Background IUGR predisposes towards long-term morbidities such as insulin resistance. Corticosterone regulates hepatic gluconeogenesis. The glucocorticoid receptor (GR) and its phosphorylation (S211) status, and 11 beta hydroxysteroid dehydrogenase (11β-HSD 1) are key components of the steroid metabolism.
Hypothesis We hypothesized that IUGR and subsequent paracrine glucocorticoid overexposure of the fetus would lead to short and long-term alterations in the steroid metabolism key components.
Methods Bilateral uterine artery ligation was performed on d19 pregnant Sprague-Dawley rats and pups were harvested at term. Plasma corticosterone levels (CORT) were measured at d0 and d21 by ELISA. Hepatic GR and 11 β-HSD 1 mRNA levels were quantified using real time-PCR. Protein levels of GR, 11 β-HSD 1 and serine 211 (S211) were measured by Western blot.

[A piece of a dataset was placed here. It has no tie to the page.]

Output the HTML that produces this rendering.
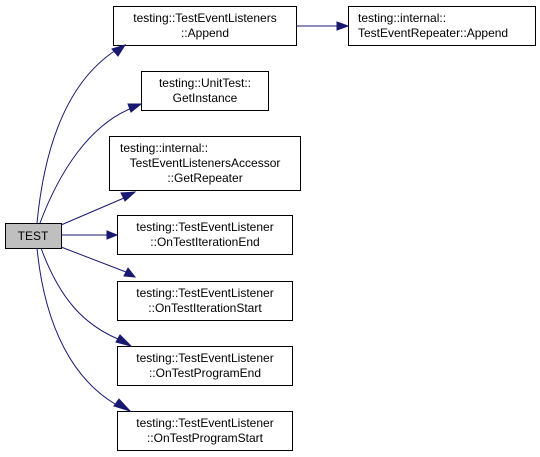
<!DOCTYPE html>
<html><head><style>body{margin:0;background:#fff}svg{display:block}</style></head><body>
<svg width="540" height="457" viewBox="0 0 540 457" xmlns="http://www.w3.org/2000/svg" font-family="Liberation Sans, sans-serif" font-size="12">
<g fill="#fff" stroke="#000" stroke-width="1">
<rect x="5.5" y="223.5" width="56" height="25" fill="#bfbfbf"/>
<rect x="113.5" y="6.5" width="183" height="39"/>
<rect x="141.5" y="71.5" width="127" height="39"/>
<rect x="109.5" y="136.5" width="191" height="54"/>
<rect x="117.5" y="215.5" width="175" height="39"/>
<rect x="117.5" y="281.5" width="175" height="39"/>
<rect x="117.5" y="346.5" width="175" height="39"/>
<rect x="117.5" y="411.5" width="175" height="39"/>
<rect x="348.5" y="6.5" width="187" height="39"/>
</g>
<g fill="none" stroke="#191970" stroke-width="1">
<path d="M37,223 C45,140 70,80 116,50"/>
<path d="M40,223 C60,170 90,125 132,108"/>
<path d="M61,225 L124,198"/>
<path d="M61,235 L107,235"/>
<path d="M61,247 L126,272"/>
<path d="M41,248 C60,300 85,325 118,339"/>
<path d="M37,248 C45,330 75,380 115,404"/>
<path d="M296,26 L337,26"/>
</g>
<g fill="#191970" stroke="#191970">
<polygon points="125,45 112,49 118,56"/>
<polygon points="141,104 128,104 131,112"/>
<polygon points="135,192 121,193 125,201"/>
<polygon points="117,235 107,231 107,239"/>
<polygon points="135,277 128,268 124,276"/>
<polygon points="131,346 120,335 116,342"/>
<polygon points="130,411 119,399 114,406"/>
<polygon points="348,26 337,22 337,30"/>
</g>
<g fill="#000" text-anchor="middle">
<text x="33" y="240">TEST</text>
<text x="205" y="22">testing::TestEventListeners</text>
<text x="205" y="37">::Append</text>
<text x="205" y="87">testing::UnitTest::</text>
<text x="205" y="102">GetInstance</text>
<text x="120" y="152" text-anchor="start">testing::internal::</text>
<text x="205" y="167">TestEventListenersAccessor</text>
<text x="205" y="182">::GetRepeater</text>
<text x="205" y="231">testing::TestEventListener</text>
<text x="205" y="246">::OnTestIterationEnd</text>
<text x="205" y="297">testing::TestEventListener</text>
<text x="205" y="312">::OnTestIterationStart</text>
<text x="205" y="362">testing::TestEventListener</text>
<text x="205" y="377">::OnTestProgramEnd</text>
<text x="205" y="427">testing::TestEventListener</text>
<text x="205" y="442">::OnTestProgramStart</text>
<text x="358" y="22" text-anchor="start">testing::internal::</text>
<text x="358" y="37" text-anchor="start">TestEventRepeater::Append</text>
</g>
</svg>
</body></html>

Results On d0, CORT and mRNA GR increased in IUGR pups, but 11 β-HSD 1mRNA decreased. On d21, CORT remained elevated in IUGR rats, with decreased mRNA GR and 11 β-HSD 1in IUGR females. (Table)
On d0, there was increased hepatic GR (S211) phosphorylation in IUGR rats (162±10 % of control values, p≤0.01). However, we found decreased S211 levels in d21 IUGR males (40±3 % of control values, p≤0.001), with preservation of GR phosphorylation in IUGR females (104±%of control values, NS).
Conclusion Uteroplacental insufficiency is associated with prenatal and postnatal glucocorticoid overexposure that most likely affects steroid metabolism in a time and gender-specific manner. We speculate that increased glucocorticoid levels at day 0 and day 21 may contribute to the molecular mechanisms underlying insulin resistance in adulthood.